Aim of the exercise: Would you transcribe the listing that follows, character for character, and omit its images?

Information supplied:
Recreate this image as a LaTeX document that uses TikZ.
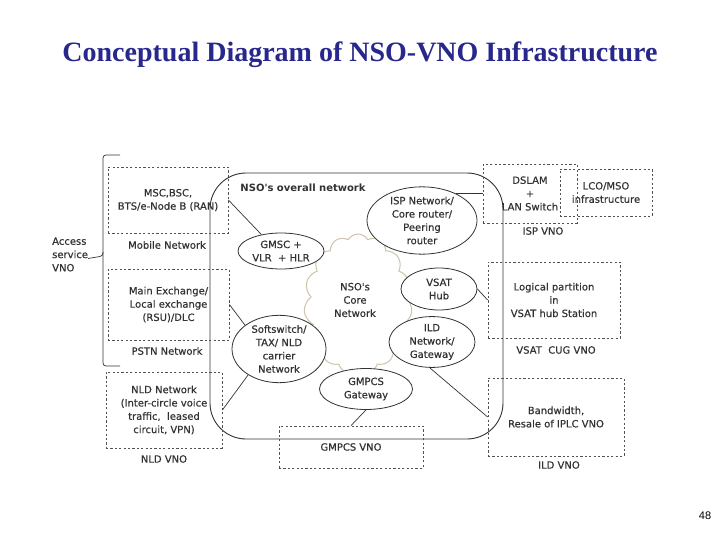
\documentclass[tikz,border=0pt]{standalone}
\usepackage{fontspec}
\setmainfont{Liberation Serif}
\newfontfamily\lab[FakeBold=0.5]{DejaVu Sans}
\newfontfamily\labb{DejaVu Sans}
\newfontfamily\pnum{Liberation Sans}
\usetikzlibrary{shapes.geometric,shapes.symbols}
\definecolor{titleblue}{RGB}{40,40,140}
\definecolor{ink}{RGB}{50,50,50}
\definecolor{cloudc}{RGB}{205,196,170}
\begin{document}
\begin{tikzpicture}[x=1pt,y=-1pt,
  lbl/.style={font=\lab\fontsize{10}{13.3}\selectfont, text=ink, align=center, inner sep=0pt},
  dbox/.style={lbl, draw=ink!85, dashed, dash pattern=on 2.2pt off 2.2pt, line width=0.8pt, rectangle},
  ell/.style={lbl, ellipse, draw=ink, fill=white, line width=0.8pt},
  wire/.style={draw=ink, line width=0.7pt}]
\useasboundingbox (0,0) rectangle (720,540);
% title
\node[font=\fontsize{28}{32}\selectfont\bfseries, text=titleblue, inner sep=0pt] (title) at (360,55) {Conceptual Diagram of NSO-VNO Infrastructure};
% big rounded frame
\node[draw=ink, line width=0.9pt, rounded corners=36pt, minimum width=293pt, minimum height=266pt, inner sep=0pt] (nso) at (356.5,306) {};
\node[lbl, font=\labb\bfseries\fontsize{10}{12}\selectfont] (nsolbl) at (303,188) {NSO's overall network};
% cloud
\node[cloud, cloud puffs=15, cloud puff arc=120, aspect=0.78, draw=cloudc, fill=white, line width=1pt, minimum width=108pt, minimum height=140pt, inner sep=0pt] (core) at (358,304) {};
\node[lbl] (corelbl) at (355,300) {NSO's\\Core\\Network};
% ellipses
\node[ell, minimum width=86pt, minimum height=36pt] (gmsc) at (281,251) {GMSC +\\VLR\ \ + HLR};
\node[ell, minimum width=110pt, minimum height=61pt] (isp) at (422,220.5) {ISP Network/\\Core router/\\Peering\\router};
\node[ell, minimum width=76pt, minimum height=42pt] (vsat) at (439,289) {VSAT\\Hub};
\node[ell, minimum width=86pt, minimum height=44pt] (ild) at (432,342) {ILD\\Network/\\Gateway};
\node[ell, minimum width=94pt, minimum height=57pt] (soft) at (279,349) {Softswitch/\\TAX/ NLD\\carrier\\Network};
\node[ell, minimum width=93pt, minimum height=41pt] (gmpcs) at (366,389) {GMPCS\\Gateway};
% left boxes
\node[dbox, minimum width=120pt, minimum height=66pt] (mob) at (168,200) {MSC,BSC,\\BTS/e-Node B (RAN)};
\node[lbl] (mobl) at (167,245) {Mobile Network};
\node[dbox, minimum width=121pt, minimum height=71pt] (pstn) at (168.5,304.5) {Main Exchange/\\Local exchange\\(RSU)/DLC};
\node[lbl] (pstnl) at (167,351) {PSTN Network};
\node[dbox, minimum width=116pt, minimum height=76pt] (nld) at (164,410) {NLD Network\\(Inter-circle voice\\traffic,\ \ leased\\circuit, VPN)};
\node[lbl] (nldl) at (164,459) {NLD VNO};
% access bracket
\node[lbl, align=left, anchor=west] (acc) at (52,254.5) {Access\\service\\VNO};
\draw[wire, rounded corners=3pt] (120,155) -- (103,155) -- (103,256) -- (88,258.5);
\draw[wire, rounded corners=3pt] (103,252) -- (103,366) -- (120,366);
% right boxes
\node[dbox, minimum width=94pt, minimum height=59pt] (dslam) at (530,193.5) {DSLAM\\+\\LAN Switch};
\node[lbl] (ispl) at (543,231) {ISP VNO};
\node[dbox, minimum width=92pt, minimum height=47pt] (lco) at (606,192.5) {LCO/MSO\\infrastructure};
\node[dbox, minimum width=132pt, minimum height=76pt] (vsatb) at (554,300) {Logical partition\\in\\VSAT hub Station};
\node[lbl] (vsatl) at (556,350) {VSAT\ \ CUG VNO};
\node[dbox, minimum width=136pt, minimum height=78pt] (ildb) at (556,417) {Bandwidth,\\Resale of IPLC VNO};
\node[lbl] (ildl) at (559,465) {ILD VNO};
\node[dbox, minimum width=144pt, minimum height=42pt] (gmpcsv) at (351,447) {GMPCS VNO};
% connectors
\draw[wire] (mob.east) -- (gmsc.140);
\draw[wire] (pstn.east) -- (soft.145);
\draw[wire] (nld.east) -- (soft.220);
\draw[wire] (isp.38) -- (isp.38 -| dslam.west);
\draw[wire] (vsat.east) -- (vsatb.west);
\draw[wire] (ild.265) -- (ildb.west);
\draw[wire] (gmpcs.south) -- (gmpcsv.north);
% page number
\node[font=\pnum\fontsize{11}{13}\selectfont, inner sep=0pt] (pg) at (705,516) {48};
\end{tikzpicture}
\end{document}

Solution for this task:
Recreate this image as a LaTeX document that uses TikZ.
\documentclass[tikz,border=0pt]{standalone}
\usepackage{fontspec}
\setmainfont{Liberation Serif}
\newfontfamily\lab[FakeBold=0.5]{DejaVu Sans}
\newfontfamily\labb{DejaVu Sans}
\newfontfamily\pnum{Liberation Sans}
\usetikzlibrary{shapes.geometric,shapes.symbols}
\definecolor{titleblue}{RGB}{40,40,140}
\definecolor{ink}{RGB}{50,50,50}
\definecolor{cloudc}{RGB}{205,196,170}
\begin{document}
\begin{tikzpicture}[x=1pt,y=-1pt,
  lbl/.style={font=\lab\fontsize{10}{13.3}\selectfont, text=ink, align=center, inner sep=0pt},
  dbox/.style={lbl, draw=ink!85, dashed, dash pattern=on 2.2pt off 2.2pt, line width=0.8pt, rectangle},
  ell/.style={lbl, ellipse, draw=ink, fill=white, line width=0.8pt},
  wire/.style={draw=ink, line width=0.7pt}]
\useasboundingbox (0,0) rectangle (720,540);
% title
\node[font=\fontsize{28}{32}\selectfont\bfseries, text=titleblue, inner sep=0pt] (title) at (360,55) {Conceptual Diagram of NSO-VNO Infrastructure};
% big rounded frame
\node[draw=ink, line width=0.9pt, rounded corners=36pt, minimum width=293pt, minimum height=266pt, inner sep=0pt] (nso) at (356.5,306) {};
\node[lbl, font=\labb\bfseries\fontsize{10}{12}\selectfont] (nsolbl) at (303,188) {NSO's overall network};
% cloud
\node[cloud, cloud puffs=15, cloud puff arc=120, aspect=0.78, draw=cloudc, fill=white, line width=1pt, minimum width=108pt, minimum height=140pt, inner sep=0pt] (core) at (358,304) {};
\node[lbl] (corelbl) at (355,300) {NSO's\\Core\\Network};
% ellipses
\node[ell, minimum width=86pt, minimum height=36pt] (gmsc) at (281,251) {GMSC +\\VLR\ \ + HLR};
\node[ell, minimum width=110pt, minimum height=61pt] (isp) at (422,220.5) {ISP Network/\\Core router/\\Peering\\router};
\node[ell, minimum width=76pt, minimum height=42pt] (vsat) at (439,289) {VSAT\\Hub};
\node[ell, minimum width=86pt, minimum height=44pt] (ild) at (432,342) {ILD\\Network/\\Gateway};
\node[ell, minimum width=94pt, minimum height=57pt] (soft) at (279,349) {Softswitch/\\TAX/ NLD\\carrier\\Network};
\node[ell, minimum width=93pt, minimum height=41pt] (gmpcs) at (366,389) {GMPCS\\Gateway};
% left boxes
\node[dbox, minimum width=120pt, minimum height=66pt] (mob) at (168,200) {MSC,BSC,\\BTS/e-Node B (RAN)};
\node[lbl] (mobl) at (167,245) {Mobile Network};
\node[dbox, minimum width=121pt, minimum height=71pt] (pstn) at (168.5,304.5) {Main Exchange/\\Local exchange\\(RSU)/DLC};
\node[lbl] (pstnl) at (167,351) {PSTN Network};
\node[dbox, minimum width=116pt, minimum height=76pt] (nld) at (164,410) {NLD Network\\(Inter-circle voice\\traffic,\ \ leased\\circuit, VPN)};
\node[lbl] (nldl) at (164,459) {NLD VNO};
% access bracket
\node[lbl, align=left, anchor=west] (acc) at (52,254.5) {Access\\service\\VNO};
\draw[wire, rounded corners=3pt] (120,155) -- (103,155) -- (103,256) -- (88,258.5);
\draw[wire, rounded corners=3pt] (103,252) -- (103,366) -- (120,366);
% right boxes
\node[dbox, minimum width=94pt, minimum height=59pt] (dslam) at (530,193.5) {DSLAM\\+\\LAN Switch};
\node[lbl] (ispl) at (543,231) {ISP VNO};
\node[dbox, minimum width=92pt, minimum height=47pt] (lco) at (606,192.5) {LCO/MSO\\infrastructure};
\node[dbox, minimum width=132pt, minimum height=76pt] (vsatb) at (554,300) {Logical partition\\in\\VSAT hub Station};
\node[lbl] (vsatl) at (556,350) {VSAT\ \ CUG VNO};
\node[dbox, minimum width=136pt, minimum height=78pt] (ildb) at (556,417) {Bandwidth,\\Resale of IPLC VNO};
\node[lbl] (ildl) at (559,465) {ILD VNO};
\node[dbox, minimum width=144pt, minimum height=42pt] (gmpcsv) at (351,447) {GMPCS VNO};
% connectors
\draw[wire] (mob.east) -- (gmsc.140);
\draw[wire] (pstn.east) -- (soft.145);
\draw[wire] (nld.east) -- (soft.220);
\draw[wire] (isp.38) -- (isp.38 -| dslam.west);
\draw[wire] (vsat.east) -- (vsatb.west);
\draw[wire] (ild.265) -- (ildb.west);
\draw[wire] (gmpcs.south) -- (gmpcsv.north);
% page number
\node[font=\pnum\fontsize{11}{13}\selectfont, inner sep=0pt] (pg) at (705,516) {48};
\end{tikzpicture}
\end{document}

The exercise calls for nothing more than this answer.